Most people searching for Buddhist temples and meditation centers do it on their phone, right when they need it—checking hours, finding beginner classes, or looking for retreat schedules. If your temple or center isn't showing up in those local searches, you're losing practitioners who are actively looking for exactly what you offer.
Why Local Search Matters for Spiritual Communities
Buddhist temples and meditation centers rely on foot traffic and word-of-mouth, but that word-of-mouth now starts online. Someone moving to a new city, a stressed professional seeking their first meditation class, or a student looking for a sangha all start with a search. Local SEO ensures they find you instead of a competitor ten blocks away.
Unlike mainstream businesses, temples often operate on modest budgets and rely on authentic community connection. That's your advantage: local search rewards specificity and genuine engagement.
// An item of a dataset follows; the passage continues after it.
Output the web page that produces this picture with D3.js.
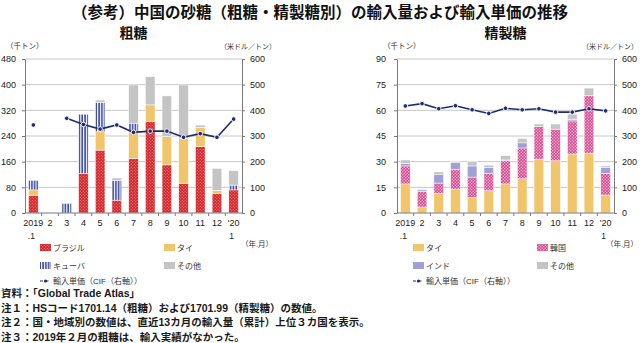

A small center with a properly optimized presence beats a larger institution with poor visibility every time.
Claim and Optimize Your Google Business Profile
This is non-negotiable. Your Google Business Profile is where most of your local discovery happens.
Start here:
- Claim or create your profile at google.com/business if you haven't already. Verify ownership through postcard or phone within 2–4 weeks.
- Add complete information: Full address, phone number (a dedicated line, not just the office manager's personal phone), hours of operation broken down by day, and website URL.
- Write a compelling business description (750 characters max). Skip generic language. Instead, write something like: "Theravada meditation center offering daily Vipassana sits, beginner courses, and weekend retreats. All welcome. No experience necessary."
- Upload 10–15 photos and videos: Show your meditation hall, altar, parking area, entrance, and a few candid community photos. People want to know what they're walking into.
- List your actual services and programs: Add "Beginner Meditation Classes," "Dharma Talks," "Residential Retreats," or "One-on-One Spiritual Guidance" as separate service categories. Include pricing where relevant.
- Keep hours updated: If you change retreat schedules or holiday closures, update immediately. Outdated hours drive people away fast.
Build Local Citations Consistently
Citations are online mentions of your name, address, and phone number (NAP). Search engines use them to verify legitimacy.
List your temple on:
- Local directories like Yelp, Apple Maps, and Waze
- Faith-specific directories like GuideStarGive.org or local interfaith councils
- Community directories and neighborhood websites
- Platforms like Mercoly, which help spiritual organizations get found, win leads, and connect with people seeking their services and products
Consistency is critical. If your address shows as "123 Oak Street" in one place and "123 Oak St." in another, search engines get confused. Audit your top 10 citations quarterly to catch errors.
Create Content That Ranks Locally
Write blog posts and guides that answer questions your community actually asks:
- "What to Expect at Your First Meditation Sit"
- "Beginner's Guide to Buddhist Philosophy"
- "How to Choose Between Zen and Vipassana Practice"
- "Preparing for a 10-Day Silent Retreat"
Each post should include your location naturally. For example: "Our Seattle meditation center runs weekend retreats for newcomers every month" rather than forcing keywords. Aim for 800–1,200 words per post and publish monthly.
Optimize each post with:
- A clear H2 subheading mentioning your city or neighborhood
- 2–3 internal links to your service pages
- A call-to-action encouraging sign-ups for classes or mailing lists
Encourage Reviews and Respond
Honest reviews from practitioners build trust and boost rankings. Ask sangha members to leave reviews after attending events—make it easy by providing direct links from your email newsletter.
Respond to every review, positive or negative, within a week. Thank people by name. If someone had a rough experience, respond with genuine empathy and offer to discuss further. This responsiveness signals to search engines and potential visitors that your community is engaged.
Expect 10–15 reviews per year for a small center; larger temples might see 30–50 annually.
Mobile-First Website Basics
Ensure your website loads in under 2 seconds on mobile, displays class schedules clearly, and has a prominent "Register" or "Contact" button above the fold. Most visitors will be on phones.
Frequently Asked Questions
Q: Should we create separate pages for each meditation class or retreat program? Yes—each program with its own page, schedule, and pricing improves ranking for specific searches like "beginner vipassana retreat near me" or "weekday evening sits in [city]."
Q: How long does local SEO take to show results? You'll see modest improvements within 4–6 weeks after optimizing your Google Business Profile and citation consistency; meaningful traffic growth typically takes 3–6 months.
Q: Can we sell meditation mala beads or dharma books online through our listing? Absolutely—list physical products or digital offerings (recordings, guided meditations) in your profile's product section to capture sales directly from local search.
Start with your Google Business Profile today—it's free and takes two hours to do well.